Sadhguru clarifies why having good intentions is not the answer and gives us insight  into what is.

Sadhguru: You may have great intentions. You may have great ambitions. You may have many desires, but fundamentally, everything that you do in this world spells out who you really are within. One thing that I would like to remind you of at this point is, in this work, on this planet, most of the harm most of the pain and most of the suffering that has been caused to people or the humankind is done only with good intentions, not bad. The intentions behind the maximum slaughter and killing have been good.

If you look at the world, the fight is not between the good and the bad. It is always the good people who are fighting. If you are a good Indian, you fight a good Pakistani. If you are a good Hindu, you fight a good Muslim. The better you are, the more you fight. It is not the bad people who are fighting each other; it is always good people with good intentions.

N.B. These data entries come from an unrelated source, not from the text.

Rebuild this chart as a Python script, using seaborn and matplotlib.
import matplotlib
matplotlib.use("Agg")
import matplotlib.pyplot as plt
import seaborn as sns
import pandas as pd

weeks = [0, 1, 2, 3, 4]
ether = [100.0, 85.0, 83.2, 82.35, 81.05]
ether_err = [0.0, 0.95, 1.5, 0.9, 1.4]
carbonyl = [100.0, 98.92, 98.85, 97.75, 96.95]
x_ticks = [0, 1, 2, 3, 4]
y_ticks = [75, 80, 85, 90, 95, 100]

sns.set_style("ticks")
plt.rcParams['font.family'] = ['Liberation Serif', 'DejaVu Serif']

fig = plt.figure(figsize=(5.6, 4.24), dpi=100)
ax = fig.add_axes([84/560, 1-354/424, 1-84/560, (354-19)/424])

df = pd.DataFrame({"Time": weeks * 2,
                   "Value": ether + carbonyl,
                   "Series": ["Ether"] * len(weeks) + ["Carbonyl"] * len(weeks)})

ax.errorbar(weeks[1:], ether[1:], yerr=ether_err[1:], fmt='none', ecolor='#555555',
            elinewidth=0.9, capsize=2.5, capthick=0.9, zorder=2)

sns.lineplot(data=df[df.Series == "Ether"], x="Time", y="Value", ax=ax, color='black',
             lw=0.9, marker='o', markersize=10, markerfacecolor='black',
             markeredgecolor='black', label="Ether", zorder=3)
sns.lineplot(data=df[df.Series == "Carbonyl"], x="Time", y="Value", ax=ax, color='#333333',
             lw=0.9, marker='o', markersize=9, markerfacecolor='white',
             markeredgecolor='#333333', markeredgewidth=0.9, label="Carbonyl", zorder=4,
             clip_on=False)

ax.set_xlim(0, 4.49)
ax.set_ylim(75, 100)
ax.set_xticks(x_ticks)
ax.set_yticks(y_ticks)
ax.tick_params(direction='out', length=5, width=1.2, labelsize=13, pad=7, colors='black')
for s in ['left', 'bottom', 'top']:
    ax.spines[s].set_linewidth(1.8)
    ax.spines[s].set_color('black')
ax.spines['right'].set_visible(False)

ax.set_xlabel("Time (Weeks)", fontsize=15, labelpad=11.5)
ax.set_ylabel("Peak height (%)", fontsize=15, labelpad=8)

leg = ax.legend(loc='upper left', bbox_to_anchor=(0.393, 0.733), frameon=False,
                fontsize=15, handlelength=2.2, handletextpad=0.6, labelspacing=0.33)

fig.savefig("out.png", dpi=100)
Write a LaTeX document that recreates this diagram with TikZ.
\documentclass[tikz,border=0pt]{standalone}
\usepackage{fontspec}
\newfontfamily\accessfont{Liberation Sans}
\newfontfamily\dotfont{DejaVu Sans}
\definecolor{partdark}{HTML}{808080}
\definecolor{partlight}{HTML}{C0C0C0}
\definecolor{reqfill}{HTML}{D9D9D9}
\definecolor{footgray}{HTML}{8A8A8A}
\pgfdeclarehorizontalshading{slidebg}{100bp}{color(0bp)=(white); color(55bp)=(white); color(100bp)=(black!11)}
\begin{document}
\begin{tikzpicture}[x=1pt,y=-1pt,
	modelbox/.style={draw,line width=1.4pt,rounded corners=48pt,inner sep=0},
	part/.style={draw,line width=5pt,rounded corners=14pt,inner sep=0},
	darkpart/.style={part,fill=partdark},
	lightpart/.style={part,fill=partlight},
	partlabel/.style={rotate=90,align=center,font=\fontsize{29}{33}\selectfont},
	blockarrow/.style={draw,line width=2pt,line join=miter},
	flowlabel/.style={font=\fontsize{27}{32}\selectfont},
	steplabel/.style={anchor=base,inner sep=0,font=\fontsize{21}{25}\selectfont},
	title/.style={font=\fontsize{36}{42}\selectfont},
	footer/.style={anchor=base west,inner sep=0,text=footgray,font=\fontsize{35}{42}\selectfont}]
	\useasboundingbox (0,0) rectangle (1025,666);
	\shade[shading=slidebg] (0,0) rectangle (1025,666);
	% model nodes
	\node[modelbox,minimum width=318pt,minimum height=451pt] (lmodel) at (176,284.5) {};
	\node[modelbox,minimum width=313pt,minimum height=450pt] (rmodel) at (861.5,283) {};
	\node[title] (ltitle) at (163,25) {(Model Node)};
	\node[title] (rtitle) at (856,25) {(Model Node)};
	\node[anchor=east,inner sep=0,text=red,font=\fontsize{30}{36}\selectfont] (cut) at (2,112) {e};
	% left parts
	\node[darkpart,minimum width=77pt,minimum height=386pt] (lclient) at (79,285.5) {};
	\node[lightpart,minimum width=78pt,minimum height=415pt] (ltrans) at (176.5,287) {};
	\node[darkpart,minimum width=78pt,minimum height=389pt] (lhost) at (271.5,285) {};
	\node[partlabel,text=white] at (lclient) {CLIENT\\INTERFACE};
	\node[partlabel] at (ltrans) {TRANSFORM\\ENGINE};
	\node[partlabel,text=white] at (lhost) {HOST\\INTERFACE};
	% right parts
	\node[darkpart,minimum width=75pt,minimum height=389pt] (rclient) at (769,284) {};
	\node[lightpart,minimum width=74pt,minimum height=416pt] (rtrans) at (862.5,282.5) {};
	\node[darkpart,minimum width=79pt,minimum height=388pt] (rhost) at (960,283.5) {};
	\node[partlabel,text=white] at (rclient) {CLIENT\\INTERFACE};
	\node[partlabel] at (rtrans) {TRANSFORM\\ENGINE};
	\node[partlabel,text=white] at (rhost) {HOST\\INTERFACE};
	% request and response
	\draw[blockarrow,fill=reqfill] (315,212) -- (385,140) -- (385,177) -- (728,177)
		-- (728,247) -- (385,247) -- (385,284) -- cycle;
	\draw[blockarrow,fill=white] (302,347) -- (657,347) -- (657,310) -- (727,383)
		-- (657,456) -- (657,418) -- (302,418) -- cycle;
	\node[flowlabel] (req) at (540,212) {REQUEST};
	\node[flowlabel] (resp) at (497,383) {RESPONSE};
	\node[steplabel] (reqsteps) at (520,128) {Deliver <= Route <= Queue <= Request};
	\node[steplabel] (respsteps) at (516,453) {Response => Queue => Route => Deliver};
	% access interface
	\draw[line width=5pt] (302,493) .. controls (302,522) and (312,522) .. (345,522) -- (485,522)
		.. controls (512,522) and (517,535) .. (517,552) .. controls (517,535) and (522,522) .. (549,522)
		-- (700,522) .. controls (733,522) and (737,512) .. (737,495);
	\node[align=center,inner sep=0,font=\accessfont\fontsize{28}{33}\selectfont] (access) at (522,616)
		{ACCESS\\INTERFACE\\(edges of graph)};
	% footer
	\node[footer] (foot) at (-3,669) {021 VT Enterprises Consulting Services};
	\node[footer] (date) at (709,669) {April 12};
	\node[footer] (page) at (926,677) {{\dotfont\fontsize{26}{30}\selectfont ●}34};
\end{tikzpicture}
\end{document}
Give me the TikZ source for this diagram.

So our intentions are fine, but fundamentally every human being first needs to work on himself/herself. Because whatever you do in your ignorance, you are only harming yourself and the world around you.

The first and most fundamental responsibility for a human being is to become a joyous human being because no matter what you are doing — it doesn’t matter what you are pursuing in your life, whether it is business, money, power, education, service, or whatever else — you are doing it because somewhere deep inside you is a feeling that this will bring you happiness.

Every single action that we perform is springing from an aspiration to be happy.  Today we are seeking happiness so vigorously that the very life of the planet is being threatened.

In the last one hundred years, with the aid of science and technology, much has been done on this planet. There are many conveniences and comforts that could never have been dreamt of one hundred years ago. In spite of that, it cannot be said that humanity is any happier than it was.

So it does not matter with what intentions you do any act because, fundamentally, you are only creating what you are. If a man does not take up this project in his life ­­— that he changes himself into a joyous human being by his own nature, not because of something or somebody else — then unknowing, with good intentions only, he will cause much damage to everything around him.